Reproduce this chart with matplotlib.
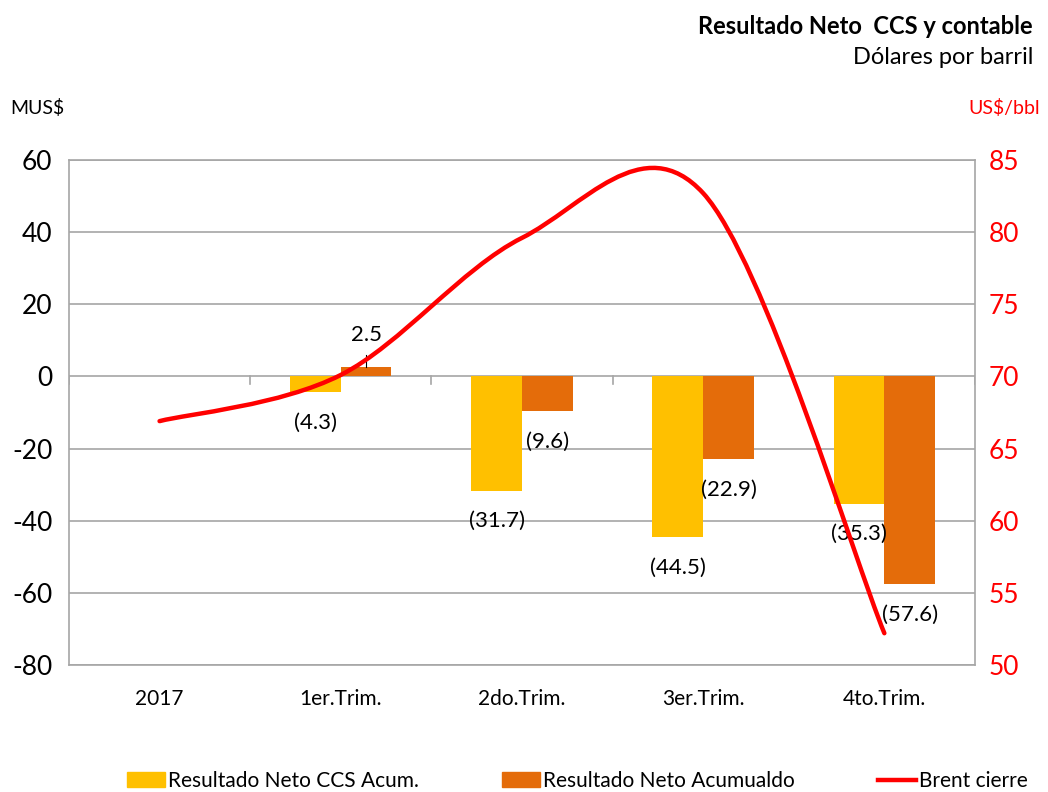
import numpy as np
import matplotlib.pyplot as plt
from matplotlib.path import Path
from matplotlib.patches import PathPatch, Patch
from matplotlib.lines import Line2D

plt.rcParams['font.family'] = ['Lato', 'DejaVu Sans']
plt.rcParams['axes.unicode_minus'] = False

# Data
categories = ['2017', '1er.Trim.', '2do.Trim.', '3er.Trim.', '4to.Trim.']
ccs_acum = [np.nan, -4.3, -31.7, -44.5, -35.3]
neto_acum = [np.nan, 2.5, -9.6, -22.9, -57.6]
brent = [66.9, 70.1, 79.6, 82.7, 52.2]

yellow = '#FFC000'
orange = '#E46C0A'
grid_c = '#A6A6A6'

fig = plt.figure(figsize=(10.48, 7.92), dpi=100)
ax = fig.add_axes([0.0658, 0.1604, 0.8645, 0.6376])
ax2 = ax.twinx()

x = np.arange(len(categories))
w = 0.28
ax.bar(x - w / 2, ccs_acum, w, color=yellow, zorder=2)
ax.bar(x + w / 2, neto_acum, w, color=orange, zorder=2)

ax.set_xlim(-0.5, len(categories) - 0.5)
ax.set_ylim(-80, 60)
ax.set_yticks(range(-80, 61, 20))
ax.yaxis.grid(True, color=grid_c, linewidth=1.2, zorder=0)
ax.set_axisbelow(True)
ax.tick_params(axis='y', length=0, labelsize=19, pad=12)
ax.set_xticks(x)
ax.set_xticklabels(categories, fontsize=15)
ax.tick_params(axis='x', length=0, pad=17)
for s in ax.spines.values():
    s.set_color(grid_c)
    s.set_linewidth(1.2)

# tick marks on the zero line at category boundaries
for b in np.arange(-0.5, len(categories)):
    ax.plot([b, b], [0, -2.2], color=grid_c, linewidth=1.2, zorder=1)

# data labels
def fmt(v):
    return '(%.1f)' % abs(v) if v < 0 else '%.1f' % v

for i in range(len(categories)):
    for v, xx in ((ccs_acum[i], x[i] - w / 2), (neto_acum[i], x[i] + w / 2)):
        if np.isnan(v):
            continue
        if v < 0:
            ax.annotate(fmt(v), (xx, v), xytext=(0, -22), textcoords='offset points',
                        ha='center', va='center', fontsize=16, zorder=5)
        else:
            ax.annotate(fmt(v), (xx, v), xytext=(0, 23), textcoords='offset points',
                        ha='center', va='center', fontsize=16, zorder=5)
            ax.plot([xx, xx], [v, v + 3.4], color='black', linewidth=0.8, zorder=5)

# smoothed Brent line (Excel-like bezier smoothing)
pts = np.column_stack([x, brent]).astype(float)
n = len(pts)
verts = [pts[0]]
codes = [Path.MOVETO]
for i in range(n - 1):
    p_prev = pts[i - 1] if i > 0 else pts[i]
    p_next2 = pts[i + 2] if i + 2 < n else pts[i + 1]
    c1 = pts[i] + (pts[i + 1] - p_prev) / 6
    c2 = pts[i + 1] - (p_next2 - pts[i]) / 6
    verts += [c1, c2, pts[i + 1]]
    codes += [Path.CURVE4] * 3
ax2.add_patch(PathPatch(Path(verts, codes), facecolor='none', edgecolor='#FF0000',
                        linewidth=3.2, capstyle='round', zorder=4))
ax2.set_ylim(50, 85)
ax2.set_yticks(range(50, 86, 5))
ax2.tick_params(axis='y', length=0, labelsize=19, labelcolor='#FF0000', pad=10)
for s in ax2.spines.values():
    s.set_visible(False)
ax.set_zorder(1)
ax2.set_zorder(2)
ax2.patch.set_visible(False)

# texts
fig.text(1033 / 1048, 1 - 27 / 792, 'Resultado Neto  CCS y contable', ha='right', va='center',
         fontsize=17, fontweight='bold')
fig.text(1033 / 1048, 1 - 58 / 792, 'Dólares por barril', ha='right', va='center', fontsize=17)
fig.text(10 / 1048, 1 - 108 / 792, 'MUS$', ha='left', va='center', fontsize=14)
fig.text(1040 / 1048, 1 - 108 / 792, 'US$/bbl', ha='right', va='center', fontsize=14,
         color='#FF0000')

handles = [Patch(color=yellow), Patch(color=orange), Line2D([], [], color='#FF0000', linewidth=3.2)]
labels = ['Resultado Neto CCS Acum.', 'Resultado Neto Acumualdo', 'Brent cierre']
fig.legend(handles, labels, loc='center', bbox_to_anchor=(0.551, 1 - 781 / 792), ncol=3,
           frameon=False, fontsize=15, columnspacing=4.0, handlelength=1.8,
           handletextpad=0.15, handleheight=0.7)

fig.savefig('out.png', dpi=100)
________________
*STATED EXERCISE*: Would you reproduce the lines above, from the very first through the line containing "s.set_linewidth(1.2)", exactly and without the pictures?

*RESULT FOR THIS TASK*:
Reproduce this chart with matplotlib.
import numpy as np
import matplotlib.pyplot as plt
from matplotlib.path import Path
from matplotlib.patches import PathPatch, Patch
from matplotlib.lines import Line2D

plt.rcParams['font.family'] = ['Lato', 'DejaVu Sans']
plt.rcParams['axes.unicode_minus'] = False

# Data
categories = ['2017', '1er.Trim.', '2do.Trim.', '3er.Trim.', '4to.Trim.']
ccs_acum = [np.nan, -4.3, -31.7, -44.5, -35.3]
neto_acum = [np.nan, 2.5, -9.6, -22.9, -57.6]
brent = [66.9, 70.1, 79.6, 82.7, 52.2]

yellow = '#FFC000'
orange = '#E46C0A'
grid_c = '#A6A6A6'

fig = plt.figure(figsize=(10.48, 7.92), dpi=100)
ax = fig.add_axes([0.0658, 0.1604, 0.8645, 0.6376])
ax2 = ax.twinx()

x = np.arange(len(categories))
w = 0.28
ax.bar(x - w / 2, ccs_acum, w, color=yellow, zorder=2)
ax.bar(x + w / 2, neto_acum, w, color=orange, zorder=2)

ax.set_xlim(-0.5, len(categories) - 0.5)
ax.set_ylim(-80, 60)
ax.set_yticks(range(-80, 61, 20))
ax.yaxis.grid(True, color=grid_c, linewidth=1.2, zorder=0)
ax.set_axisbelow(True)
ax.tick_params(axis='y', length=0, labelsize=19, pad=12)
ax.set_xticks(x)
ax.set_xticklabels(categories, fontsize=15)
ax.tick_params(axis='x', length=0, pad=17)
for s in ax.spines.values():
    s.set_color(grid_c)
    s.set_linewidth(1.2)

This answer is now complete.